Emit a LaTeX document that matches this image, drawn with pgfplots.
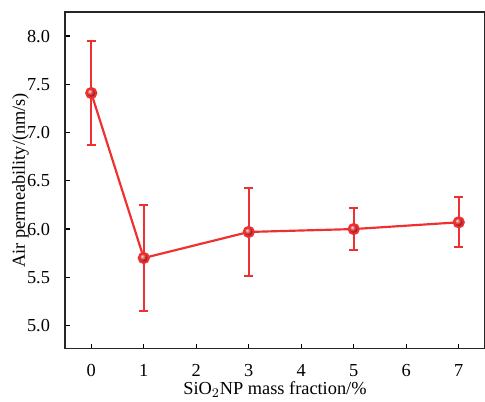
\documentclass[border=0pt]{standalone}
\usepackage{fontspec}
\setmainfont{Liberation Serif}
\usepackage{pgfplots}
\pgfplotsset{compat=1.18}
\usetikzlibrary{calc}
\definecolor{perm}{RGB}{238,48,48}
\begin{document}
\begin{tikzpicture}
\begin{axis}[
    scale only axis,
    width=252pt, height=202pt,
    xmin=-0.5, xmax=7.5,
    ymin=4.76, ymax=8.25,
    xtick={0,1,...,7},
    ytick={5.0,5.5,...,8.0},
    yticklabel style={/pgf/number format/fixed, /pgf/number format/fixed zerofill, /pgf/number format/precision=1},
    /pgf/number format/assume math mode=true,
    tick pos=left,
    tick align=inside,
    major tick length=3pt,
    minor tick num=0,
    axis line style={line width=0.9pt, black!85},
    tick style={line width=0.8pt, black},
    ticklabel style={font=\fontsize{11}{12}\selectfont},
    xticklabel style={yshift=-6pt},
    yticklabel style={xshift=-5.5pt},
    label style={font=\fontsize{11}{12}\selectfont},
    xlabel={SiO$_2$NP mass fraction/\%},
    ylabel={Air permeability/(nm/s)},
    xlabel style={yshift=4pt},
    ylabel style={yshift=-8pt},
]
\addplot[perm, line width=1.3pt, mark=ball, mark size=3pt,
    mark options={ball color=perm},
    error bars/.cd, y dir=both, y explicit,
    error mark=-, error mark options={perm, line width=1.2pt, mark size=2.7pt, rotate=90},
    error bar style={perm, line width=1.2pt}]
  coordinates {
    (0,7.41) +- (0,0.54)
    (1,5.70) +- (0,0.55)
    (3,5.97) +- (0,0.46)
    (5,6.00) +- (0,0.22)
    (7,6.07) +- (0,0.26)
  };
\end{axis}
\pgfresetboundingbox
\path[use as bounding box] ($(current axis.south west)+(-39pt,-31.5pt)$) rectangle ($(current axis.north east)+(0,7.2pt)$);
\end{tikzpicture}
\end{document}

▶ _REQUIRED WORK_
Extract every line of the data exactly; pictures stay out.

▶ _THE ANSWER_
Emit a LaTeX document that matches this image, drawn with pgfplots.
\documentclass[border=0pt]{standalone}
\usepackage{fontspec}
\setmainfont{Liberation Serif}
\usepackage{pgfplots}
\pgfplotsset{compat=1.18}
\usetikzlibrary{calc}
\definecolor{perm}{RGB}{238,48,48}
\begin{document}
\begin{tikzpicture}
\begin{axis}[
    scale only axis,
    width=252pt, height=202pt,
    xmin=-0.5, xmax=7.5,
    ymin=4.76, ymax=8.25,
    xtick={0,1,...,7},
    ytick={5.0,5.5,...,8.0},
    yticklabel style={/pgf/number format/fixed, /pgf/number format/fixed zerofill, /pgf/number format/precision=1},
    /pgf/number format/assume math mode=true,
    tick pos=left,
    tick align=inside,
    major tick length=3pt,
    minor tick num=0,
    axis line style={line width=0.9pt, black!85},
    tick style={line width=0.8pt, black},
    ticklabel style={font=\fontsize{11}{12}\selectfont},
    xticklabel style={yshift=-6pt},
    yticklabel style={xshift=-5.5pt},
    label style={font=\fontsize{11}{12}\selectfont},
    xlabel={SiO$_2$NP mass fraction/\%},
    ylabel={Air permeability/(nm/s)},
    xlabel style={yshift=4pt},
    ylabel style={yshift=-8pt},
]
\addplot[perm, line width=1.3pt, mark=ball, mark size=3pt,
    mark options={ball color=perm},
    error bars/.cd, y dir=both, y explicit,
    error mark=-, error mark options={perm, line width=1.2pt, mark size=2.7pt, rotate=90},
    error bar style={perm, line width=1.2pt}]
  coordinates {
    (0,7.41) +- (0,0.54)
    (1,5.70) +- (0,0.55)
    (3,5.97) +- (0,0.46)
    (5,6.00) +- (0,0.22)
    (7,6.07) +- (0,0.26)
  };
\end{axis}
\pgfresetboundingbox
\path[use as bounding box] ($(current axis.south west)+(-39pt,-31.5pt)$) rectangle ($(current axis.north east)+(0,7.2pt)$);
\end{tikzpicture}
\end{document}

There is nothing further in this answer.